**TASK DETAILS:**
Take the data that follows and retype it word for word.

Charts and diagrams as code
>> Start
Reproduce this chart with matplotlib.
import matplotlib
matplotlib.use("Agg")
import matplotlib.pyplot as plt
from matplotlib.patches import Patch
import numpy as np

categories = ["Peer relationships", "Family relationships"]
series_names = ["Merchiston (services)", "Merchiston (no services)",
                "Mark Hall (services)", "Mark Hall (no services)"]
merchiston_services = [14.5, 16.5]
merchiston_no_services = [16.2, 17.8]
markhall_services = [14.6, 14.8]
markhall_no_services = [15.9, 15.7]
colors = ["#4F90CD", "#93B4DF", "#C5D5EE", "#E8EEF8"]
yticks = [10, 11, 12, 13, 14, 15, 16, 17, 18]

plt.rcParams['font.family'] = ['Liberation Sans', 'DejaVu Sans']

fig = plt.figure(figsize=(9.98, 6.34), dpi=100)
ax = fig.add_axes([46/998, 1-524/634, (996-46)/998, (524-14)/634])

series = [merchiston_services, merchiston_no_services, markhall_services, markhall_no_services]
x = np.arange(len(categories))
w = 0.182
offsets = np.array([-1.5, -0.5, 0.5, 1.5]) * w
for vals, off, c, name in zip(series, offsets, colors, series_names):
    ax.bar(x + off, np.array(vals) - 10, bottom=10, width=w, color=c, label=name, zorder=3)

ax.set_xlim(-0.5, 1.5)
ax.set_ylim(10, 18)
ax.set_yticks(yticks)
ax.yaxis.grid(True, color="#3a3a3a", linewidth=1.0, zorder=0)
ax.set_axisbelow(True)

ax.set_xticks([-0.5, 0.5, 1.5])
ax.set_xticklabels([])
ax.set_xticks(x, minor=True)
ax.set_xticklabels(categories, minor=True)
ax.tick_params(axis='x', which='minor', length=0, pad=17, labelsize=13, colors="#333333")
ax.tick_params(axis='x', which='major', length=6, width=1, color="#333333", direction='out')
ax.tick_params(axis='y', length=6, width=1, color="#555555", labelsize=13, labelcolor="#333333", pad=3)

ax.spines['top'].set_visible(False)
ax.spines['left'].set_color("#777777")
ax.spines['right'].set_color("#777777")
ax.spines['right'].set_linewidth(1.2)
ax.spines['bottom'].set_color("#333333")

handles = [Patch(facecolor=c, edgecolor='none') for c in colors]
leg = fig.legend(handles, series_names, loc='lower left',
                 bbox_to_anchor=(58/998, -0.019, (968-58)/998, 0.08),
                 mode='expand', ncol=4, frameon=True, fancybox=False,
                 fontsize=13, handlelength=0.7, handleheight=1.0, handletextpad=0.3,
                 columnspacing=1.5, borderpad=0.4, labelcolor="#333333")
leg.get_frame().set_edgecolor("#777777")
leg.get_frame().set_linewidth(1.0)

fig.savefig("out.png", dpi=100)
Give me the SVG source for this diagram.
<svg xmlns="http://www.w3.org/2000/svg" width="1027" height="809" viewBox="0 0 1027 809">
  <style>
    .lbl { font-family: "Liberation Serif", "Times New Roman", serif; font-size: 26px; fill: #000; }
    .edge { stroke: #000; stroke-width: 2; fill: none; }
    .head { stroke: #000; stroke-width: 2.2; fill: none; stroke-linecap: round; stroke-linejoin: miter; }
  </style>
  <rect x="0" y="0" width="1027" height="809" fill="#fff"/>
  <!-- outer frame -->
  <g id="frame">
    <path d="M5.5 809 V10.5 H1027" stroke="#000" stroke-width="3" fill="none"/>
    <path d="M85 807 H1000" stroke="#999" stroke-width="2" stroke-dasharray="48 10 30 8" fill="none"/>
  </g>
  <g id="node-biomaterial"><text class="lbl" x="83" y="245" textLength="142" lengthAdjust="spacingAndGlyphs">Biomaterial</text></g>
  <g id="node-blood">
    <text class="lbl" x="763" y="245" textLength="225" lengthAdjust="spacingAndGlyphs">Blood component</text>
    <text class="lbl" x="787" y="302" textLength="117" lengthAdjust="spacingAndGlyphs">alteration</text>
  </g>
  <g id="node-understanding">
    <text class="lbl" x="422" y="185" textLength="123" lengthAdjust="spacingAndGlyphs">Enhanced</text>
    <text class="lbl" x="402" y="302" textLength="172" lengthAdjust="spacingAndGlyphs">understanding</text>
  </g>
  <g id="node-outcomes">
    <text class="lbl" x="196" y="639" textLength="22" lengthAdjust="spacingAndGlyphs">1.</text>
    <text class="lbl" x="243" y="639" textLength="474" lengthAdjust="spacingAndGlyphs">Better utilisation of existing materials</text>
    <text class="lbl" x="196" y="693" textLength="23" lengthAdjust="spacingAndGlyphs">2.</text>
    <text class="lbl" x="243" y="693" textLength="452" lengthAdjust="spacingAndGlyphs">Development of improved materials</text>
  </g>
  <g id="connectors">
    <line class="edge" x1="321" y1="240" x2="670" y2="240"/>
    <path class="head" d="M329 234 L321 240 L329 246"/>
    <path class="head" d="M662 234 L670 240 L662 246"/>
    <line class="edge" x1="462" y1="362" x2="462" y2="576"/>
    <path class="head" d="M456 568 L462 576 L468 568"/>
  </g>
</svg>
>> End
**THE COMPLETED TASK:**
Reproduce this chart with matplotlib.
import matplotlib
matplotlib.use("Agg")
import matplotlib.pyplot as plt
from matplotlib.patches import Patch
import numpy as np

categories = ["Peer relationships", "Family relationships"]
series_names = ["Merchiston (services)", "Merchiston (no services)",
                "Mark Hall (services)", "Mark Hall (no services)"]
merchiston_services = [14.5, 16.5]
merchiston_no_services = [16.2, 17.8]
markhall_services = [14.6, 14.8]
markhall_no_services = [15.9, 15.7]
colors = ["#4F90CD", "#93B4DF", "#C5D5EE", "#E8EEF8"]
yticks = [10, 11, 12, 13, 14, 15, 16, 17, 18]

plt.rcParams['font.family'] = ['Liberation Sans', 'DejaVu Sans']

fig = plt.figure(figsize=(9.98, 6.34), dpi=100)
ax = fig.add_axes([46/998, 1-524/634, (996-46)/998, (524-14)/634])

series = [merchiston_services, merchiston_no_services, markhall_services, markhall_no_services]
x = np.arange(len(categories))
w = 0.182
offsets = np.array([-1.5, -0.5, 0.5, 1.5]) * w
for vals, off, c, name in zip(series, offsets, colors, series_names):
    ax.bar(x + off, np.array(vals) - 10, bottom=10, width=w, color=c, label=name, zorder=3)

ax.set_xlim(-0.5, 1.5)
ax.set_ylim(10, 18)
ax.set_yticks(yticks)
ax.yaxis.grid(True, color="#3a3a3a", linewidth=1.0, zorder=0)
ax.set_axisbelow(True)

ax.set_xticks([-0.5, 0.5, 1.5])
ax.set_xticklabels([])
ax.set_xticks(x, minor=True)
ax.set_xticklabels(categories, minor=True)
ax.tick_params(axis='x', which='minor', length=0, pad=17, labelsize=13, colors="#333333")
ax.tick_params(axis='x', which='major', length=6, width=1, color="#333333", direction='out')
ax.tick_params(axis='y', length=6, width=1, color="#555555", labelsize=13, labelcolor="#333333", pad=3)

ax.spines['top'].set_visible(False)
ax.spines['left'].set_color("#777777")
ax.spines['right'].set_color("#777777")
ax.spines['right'].set_linewidth(1.2)
ax.spines['bottom'].set_color("#333333")

handles = [Patch(facecolor=c, edgecolor='none') for c in colors]
leg = fig.legend(handles, series_names, loc='lower left',
                 bbox_to_anchor=(58/998, -0.019, (968-58)/998, 0.08),
                 mode='expand', ncol=4, frameon=True, fancybox=False,
                 fontsize=13, handlelength=0.7, handleheight=1.0, handletextpad=0.3,
                 columnspacing=1.5, borderpad=0.4, labelcolor="#333333")
leg.get_frame().set_edgecolor("#777777")
leg.get_frame().set_linewidth(1.0)

fig.savefig("out.png", dpi=100)
Give me the SVG source for this diagram.
<svg xmlns="http://www.w3.org/2000/svg" width="1027" height="809" viewBox="0 0 1027 809">
  <style>
    .lbl { font-family: "Liberation Serif", "Times New Roman", serif; font-size: 26px; fill: #000; }
    .edge { stroke: #000; stroke-width: 2; fill: none; }
    .head { stroke: #000; stroke-width: 2.2; fill: none; stroke-linecap: round; stroke-linejoin: miter; }
  </style>
  <rect x="0" y="0" width="1027" height="809" fill="#fff"/>
  <!-- outer frame -->
  <g id="frame">
    <path d="M5.5 809 V10.5 H1027" stroke="#000" stroke-width="3" fill="none"/>
    <path d="M85 807 H1000" stroke="#999" stroke-width="2" stroke-dasharray="48 10 30 8" fill="none"/>
  </g>
  <g id="node-biomaterial"><text class="lbl" x="83" y="245" textLength="142" lengthAdjust="spacingAndGlyphs">Biomaterial</text></g>
  <g id="node-blood">
    <text class="lbl" x="763" y="245" textLength="225" lengthAdjust="spacingAndGlyphs">Blood component</text>
    <text class="lbl" x="787" y="302" textLength="117" lengthAdjust="spacingAndGlyphs">alteration</text>
  </g>
  <g id="node-understanding">
    <text class="lbl" x="422" y="185" textLength="123" lengthAdjust="spacingAndGlyphs">Enhanced</text>
    <text class="lbl" x="402" y="302" textLength="172" lengthAdjust="spacingAndGlyphs">understanding</text>
  </g>
  <g id="node-outcomes">
    <text class="lbl" x="196" y="639" textLength="22" lengthAdjust="spacingAndGlyphs">1.</text>
    <text class="lbl" x="243" y="639" textLength="474" lengthAdjust="spacingAndGlyphs">Better utilisation of existing materials</text>
    <text class="lbl" x="196" y="693" textLength="23" lengthAdjust="spacingAndGlyphs">2.</text>
    <text class="lbl" x="243" y="693" textLength="452" lengthAdjust="spacingAndGlyphs">Development of improved materials</text>
  </g>
  <g id="connectors">
    <line class="edge" x1="321" y1="240" x2="670" y2="240"/>
    <path class="head" d="M329 234 L321 240 L329 246"/>
    <path class="head" d="M662 234 L670 240 L662 246"/>
    <line class="edge" x1="462" y1="362" x2="462" y2="576"/>
    <path class="head" d="M456 568 L462 576 L468 568"/>
  </g>
</svg>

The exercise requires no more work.